WHAT YOU WILL DO ▸ Restate the whole listing word for word. Pictures are left out.

MATERIAL PROVIDED ▸

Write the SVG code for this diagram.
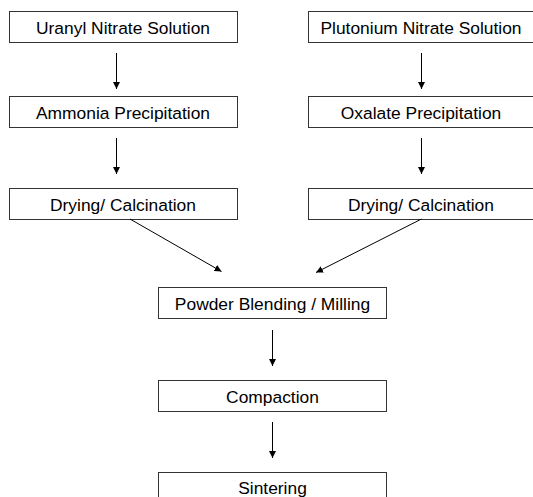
<svg xmlns="http://www.w3.org/2000/svg" width="533" height="497" viewBox="0 0 533 497">
<style>
.box{fill:#fff;stroke:#333;stroke-width:1}
.lbl{font-family:"Liberation Sans",Arial,sans-serif;font-size:17.4px;fill:#000;text-anchor:middle}
.con{stroke:#000;stroke-width:1;fill:none;marker-end:url(#ah)}
</style>
<defs>
<marker id="ah" markerUnits="userSpaceOnUse" markerWidth="8" markerHeight="7" refX="7" refY="3.5" orient="auto">
<path d="M0,0 L7,3.5 L0,7 z" fill="#000"/>
</marker>
</defs>
<rect width="533" height="497" fill="#fff"/>
<g id="n1"><rect class="box" x="9.5" y="11.5" width="228" height="31"/><text class="lbl" x="123" y="33.5">Uranyl Nitrate Solution</text></g>
<g id="n2"><rect class="box" x="9.5" y="96.5" width="228" height="31"/><text class="lbl" x="123" y="118.5">Ammonia Precipitation</text></g>
<g id="n3"><rect class="box" x="9.5" y="188.5" width="228" height="31"/><text class="lbl" x="123" y="210.5">Drying/ Calcination</text></g>
<g id="n4"><rect class="box" x="308.5" y="11.5" width="228" height="31"/><text class="lbl" x="421" y="33.5">Plutonium Nitrate Solution</text></g>
<g id="n5"><rect class="box" x="308.5" y="96.5" width="228" height="31"/><text class="lbl" x="421" y="118.5">Oxalate Precipitation</text></g>
<g id="n6"><rect class="box" x="308.5" y="188.5" width="228" height="31"/><text class="lbl" x="421" y="210.5">Drying/ Calcination</text></g>
<g id="n7"><rect class="box" x="158.5" y="287.5" width="228" height="31"/><text class="lbl" x="272.5" y="309.5">Powder Blending / Milling</text></g>
<g id="n8"><rect class="box" x="158.5" y="380.5" width="228" height="31"/><text class="lbl" x="272.5" y="402.5">Compaction</text></g>
<g id="n9"><rect class="box" x="158.5" y="472.5" width="228" height="31"/><text class="lbl" x="272.5" y="494">Sintering</text></g>
<g id="connectors">
<line class="con" x1="116.5" y1="53" x2="116.5" y2="89"/>
<line class="con" x1="116.5" y1="138" x2="116.5" y2="174"/>
<line class="con" x1="421.5" y1="53" x2="421.5" y2="89"/>
<line class="con" x1="421.5" y1="138" x2="421.5" y2="174"/>
<line class="con" x1="130" y1="219" x2="221.5" y2="271.5"/>
<line class="con" x1="421.5" y1="219" x2="316" y2="272.5"/>
<line class="con" x1="272.5" y1="330" x2="272.5" y2="366"/>
<line class="con" x1="272.5" y1="422" x2="272.5" y2="458"/>
</g>
</svg>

PROBLEM SOLUTION ▸
Write the SVG code for this diagram.
<svg xmlns="http://www.w3.org/2000/svg" width="533" height="497" viewBox="0 0 533 497">
<style>
.box{fill:#fff;stroke:#333;stroke-width:1}
.lbl{font-family:"Liberation Sans",Arial,sans-serif;font-size:17.4px;fill:#000;text-anchor:middle}
.con{stroke:#000;stroke-width:1;fill:none;marker-end:url(#ah)}
</style>
<defs>
<marker id="ah" markerUnits="userSpaceOnUse" markerWidth="8" markerHeight="7" refX="7" refY="3.5" orient="auto">
<path d="M0,0 L7,3.5 L0,7 z" fill="#000"/>
</marker>
</defs>
<rect width="533" height="497" fill="#fff"/>
<g id="n1"><rect class="box" x="9.5" y="11.5" width="228" height="31"/><text class="lbl" x="123" y="33.5">Uranyl Nitrate Solution</text></g>
<g id="n2"><rect class="box" x="9.5" y="96.5" width="228" height="31"/><text class="lbl" x="123" y="118.5">Ammonia Precipitation</text></g>
<g id="n3"><rect class="box" x="9.5" y="188.5" width="228" height="31"/><text class="lbl" x="123" y="210.5">Drying/ Calcination</text></g>
<g id="n4"><rect class="box" x="308.5" y="11.5" width="228" height="31"/><text class="lbl" x="421" y="33.5">Plutonium Nitrate Solution</text></g>
<g id="n5"><rect class="box" x="308.5" y="96.5" width="228" height="31"/><text class="lbl" x="421" y="118.5">Oxalate Precipitation</text></g>
<g id="n6"><rect class="box" x="308.5" y="188.5" width="228" height="31"/><text class="lbl" x="421" y="210.5">Drying/ Calcination</text></g>
<g id="n7"><rect class="box" x="158.5" y="287.5" width="228" height="31"/><text class="lbl" x="272.5" y="309.5">Powder Blending / Milling</text></g>
<g id="n8"><rect class="box" x="158.5" y="380.5" width="228" height="31"/><text class="lbl" x="272.5" y="402.5">Compaction</text></g>
<g id="n9"><rect class="box" x="158.5" y="472.5" width="228" height="31"/><text class="lbl" x="272.5" y="494">Sintering</text></g>
<g id="connectors">
<line class="con" x1="116.5" y1="53" x2="116.5" y2="89"/>
<line class="con" x1="116.5" y1="138" x2="116.5" y2="174"/>
<line class="con" x1="421.5" y1="53" x2="421.5" y2="89"/>
<line class="con" x1="421.5" y1="138" x2="421.5" y2="174"/>
<line class="con" x1="130" y1="219" x2="221.5" y2="271.5"/>
<line class="con" x1="421.5" y1="219" x2="316" y2="272.5"/>
<line class="con" x1="272.5" y1="330" x2="272.5" y2="366"/>
<line class="con" x1="272.5" y1="422" x2="272.5" y2="458"/>
</g>
</svg>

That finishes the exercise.